I nearly set the table the other night, just to have a go at being an adult once in a while. It’s been 8 months since my parents waved their handkerchiefs at me as I set sail to new lands, but already I feel like years have passed.

They’ve been in my room, tidied it up, painted the walls, changed the sheets, and removed any trace of a child’s former bedroom, bar the large wardrobe that now stands almost bursting at the hinges, stuffed with all the childish things I left behind. School uniforms, boogie boards, clothes that I loathed and never wore, clothes that I loved but couldn’t wear any more…these are the relics of my now extinct childhood bedroom.

I went and saw my folks a few weeks ago, and my dad told me I’d borrowed an adapter off him and it was likely to be in the wardrobe… As I set about unpacking the wardrobe I became obsessed with the trinkets from my past. Odd feelings welled up inside me, feelings that I’d encountered before but when I was much younger at Granny and Granddad’s house in Mum’s old bedroom.

Sleeping in there as a child would on occasion make me feel so utterly despondent. Mum’s room was jam packed with things she’d left behind; dresses, hats, school text books, a bicycle helmet, dozens of stuffed animals, a sewing kit…Would anyone play in this room again? It felt like a part of her would always live on in that room, a poltergeist who didn’t live in my realm. It made me a little sad, a little anxious. It was as if it contained an air of abandonment…of loneliness itself. I used to think ‘This couldn’t be Mum’s room; Mum’s alive and this room is dead.’

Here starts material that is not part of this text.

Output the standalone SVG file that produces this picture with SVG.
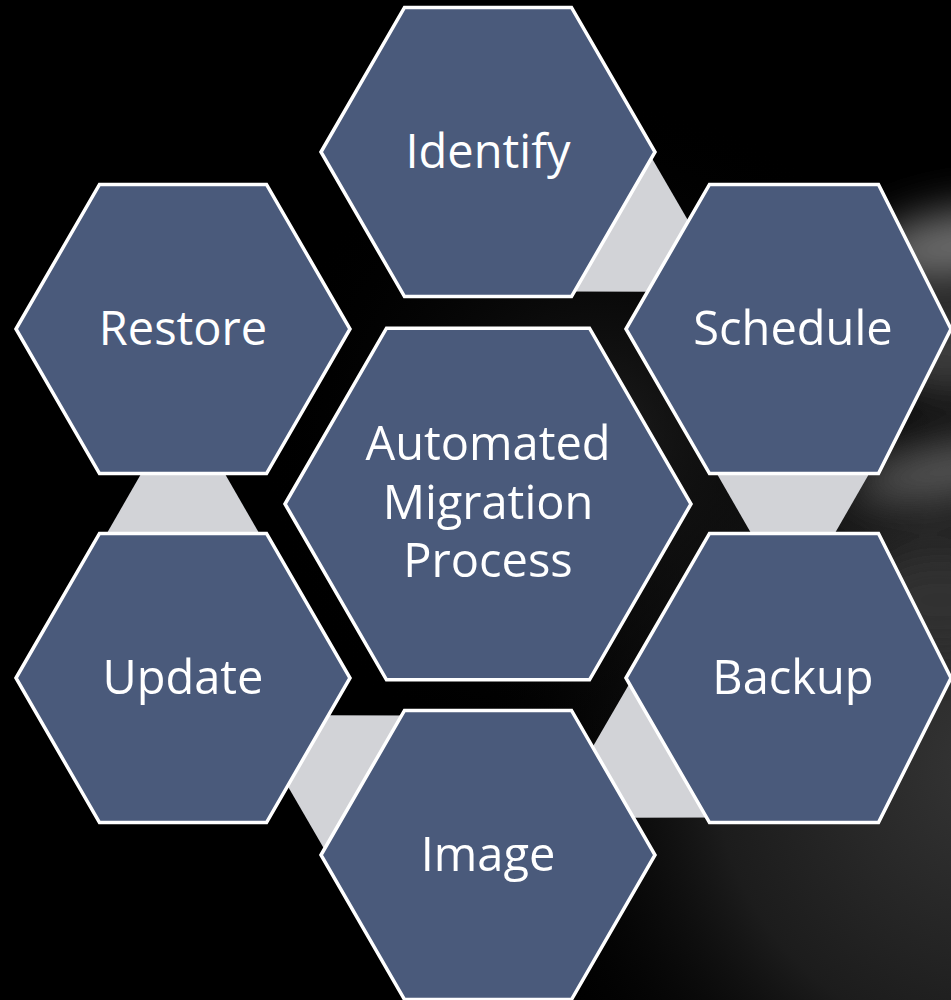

The same feeling met me again when I was going through the wardrobe in the bedroom, placed at the end of a house in Yanchep. Here lies the tattered remains of my childhood, just like mum’s room at Granny and Grandad’s. I’m still here, but those things stored in the wardrobe just reek of memory and innocence, sitting in the dark and waiting for me to come back to them. But I’m not interested in them anymore.